Theoretical Syntax is on the verge of a change in its data gathering paradigm through the incorporation of the analysis of big data and the use of citizen science and crowdsourcing to collect linguistic data. The goal of this Research Topic is to provide as comprehensive an overview as possible of the opportunities for innovation and the challenges inherent in the emerging paradigm to help researchers navigate these changes. While these tools provide cost-efficient access to data, which can help the field adopt stronger quantitative standards, we would particularly like contributors to explore how Theoretical Syntax would also benefit from the systematic investigation of potential issues, e.g., with data quality, data granularity mismatches or ethics. In particular, we welcome methodological contributions and detailed case studies on specific languages that explore the following issues and beyond:
Big Data: How to utilise this resource fruitfully and what are its limits?
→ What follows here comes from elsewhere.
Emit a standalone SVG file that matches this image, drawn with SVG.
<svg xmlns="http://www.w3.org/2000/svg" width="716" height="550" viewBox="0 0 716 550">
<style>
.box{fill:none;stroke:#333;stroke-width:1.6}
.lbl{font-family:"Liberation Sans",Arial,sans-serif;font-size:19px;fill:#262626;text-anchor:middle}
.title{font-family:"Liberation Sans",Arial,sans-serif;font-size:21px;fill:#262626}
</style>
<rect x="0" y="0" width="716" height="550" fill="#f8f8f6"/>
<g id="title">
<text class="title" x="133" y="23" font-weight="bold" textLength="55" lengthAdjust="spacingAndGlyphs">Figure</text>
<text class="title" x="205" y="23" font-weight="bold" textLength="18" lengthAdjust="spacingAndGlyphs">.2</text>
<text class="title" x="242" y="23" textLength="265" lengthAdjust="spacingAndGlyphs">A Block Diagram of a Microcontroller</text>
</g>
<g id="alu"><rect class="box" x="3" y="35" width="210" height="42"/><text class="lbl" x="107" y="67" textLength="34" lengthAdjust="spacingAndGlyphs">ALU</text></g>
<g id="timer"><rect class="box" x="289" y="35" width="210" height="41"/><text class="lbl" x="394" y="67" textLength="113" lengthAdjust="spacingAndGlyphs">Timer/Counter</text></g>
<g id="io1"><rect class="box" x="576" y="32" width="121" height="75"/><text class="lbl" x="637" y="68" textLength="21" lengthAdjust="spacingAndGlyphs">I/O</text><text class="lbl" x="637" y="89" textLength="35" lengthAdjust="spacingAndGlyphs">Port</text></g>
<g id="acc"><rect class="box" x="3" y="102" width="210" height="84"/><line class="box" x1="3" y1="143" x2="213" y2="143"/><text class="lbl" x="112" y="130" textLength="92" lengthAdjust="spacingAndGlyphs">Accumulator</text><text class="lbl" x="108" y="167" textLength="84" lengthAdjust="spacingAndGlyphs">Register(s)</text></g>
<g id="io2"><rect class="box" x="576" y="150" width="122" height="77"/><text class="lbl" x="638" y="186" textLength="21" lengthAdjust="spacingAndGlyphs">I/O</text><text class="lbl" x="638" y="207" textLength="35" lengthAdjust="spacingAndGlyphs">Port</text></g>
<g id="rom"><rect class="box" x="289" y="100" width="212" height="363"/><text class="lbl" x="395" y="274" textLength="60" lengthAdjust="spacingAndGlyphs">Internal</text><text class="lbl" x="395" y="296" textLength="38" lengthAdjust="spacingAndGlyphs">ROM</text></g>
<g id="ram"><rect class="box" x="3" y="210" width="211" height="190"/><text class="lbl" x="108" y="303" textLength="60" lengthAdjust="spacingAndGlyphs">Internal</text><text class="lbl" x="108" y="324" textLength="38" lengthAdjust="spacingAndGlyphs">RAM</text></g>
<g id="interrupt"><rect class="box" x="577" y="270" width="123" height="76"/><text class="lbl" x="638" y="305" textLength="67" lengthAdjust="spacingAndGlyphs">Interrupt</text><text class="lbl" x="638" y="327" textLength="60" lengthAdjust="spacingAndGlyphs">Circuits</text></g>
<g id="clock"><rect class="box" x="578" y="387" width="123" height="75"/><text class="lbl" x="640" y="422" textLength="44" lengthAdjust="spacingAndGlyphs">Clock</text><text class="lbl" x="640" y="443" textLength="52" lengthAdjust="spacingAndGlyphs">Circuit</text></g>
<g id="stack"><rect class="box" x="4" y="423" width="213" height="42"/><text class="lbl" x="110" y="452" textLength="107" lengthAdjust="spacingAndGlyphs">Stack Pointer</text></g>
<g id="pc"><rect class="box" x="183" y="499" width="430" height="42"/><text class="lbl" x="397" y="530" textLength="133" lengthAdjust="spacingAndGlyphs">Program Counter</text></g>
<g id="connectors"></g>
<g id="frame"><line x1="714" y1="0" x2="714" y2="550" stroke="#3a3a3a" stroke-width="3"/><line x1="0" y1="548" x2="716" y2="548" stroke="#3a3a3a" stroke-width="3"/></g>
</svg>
The use of big data for Theoretical Linguistics provides a unique access to subpopulations and linguistic phenomena under-represented in the theoretical literature. At the same time, there are potential granularity mismatches in data sets studied within Theoretical Syntax, which may include highly infrequent or even unattested or ungrammatical data while controlling for independent factors, and those available through the study of big data.
Crowdsourcing and Citizen Science: How to utilise this resource while controlling for data quality and avoiding potential ethical issues?
The use of this resource entails analyzing data from untrained informants. This may help avoid potential shortcomings like experimental bias, but potential data quality issues call for extensive validation studies, as done by Sprouse for Amazon’s Mechanical Turk (MTurk) in 2011, as well as research on strategies to improve data quality. Furthermore, ethical concerns may arise, because (a.) popular crowdsourcing services as MTurk do not give any employment benefits to their workers and payment rates are below minimal wages, as noted by Fort, Adda and Cohen in 2011; (b.) citizen science, while helping promote scientific awareness or gather data that would otherwise be hard to obtain, tends to be combined with volunteerism and the gamification in data gathering, thus potentially treating citizens as a source of cheap labor.
Statistics vs. Traditional Theoretical Research: How can Theoretical Syntax benefit from this paradigm change?
The hypothesized link between big data, citizen science and crowdsourcing, on the one hand, and statistical scrutiny on the other, favors a debate on the advantages and limits of the use of statistical tools standard in Cognitive Science for the study of Syntax, including but not limited to issues relating to the convergence rate between data collected using traditional methods and data gathered as part of the said paradigm change. Likewise, the use of big data, crowdsourcing and citizen science provides an opportunity to tap into varieties and phenomena that might not even be present in current corpora or the theoretical literature, thus opening the door to the fruitful study of microvariation combined with statistics (Dialectometry) to increase the empirical basis of the studies on microvariation.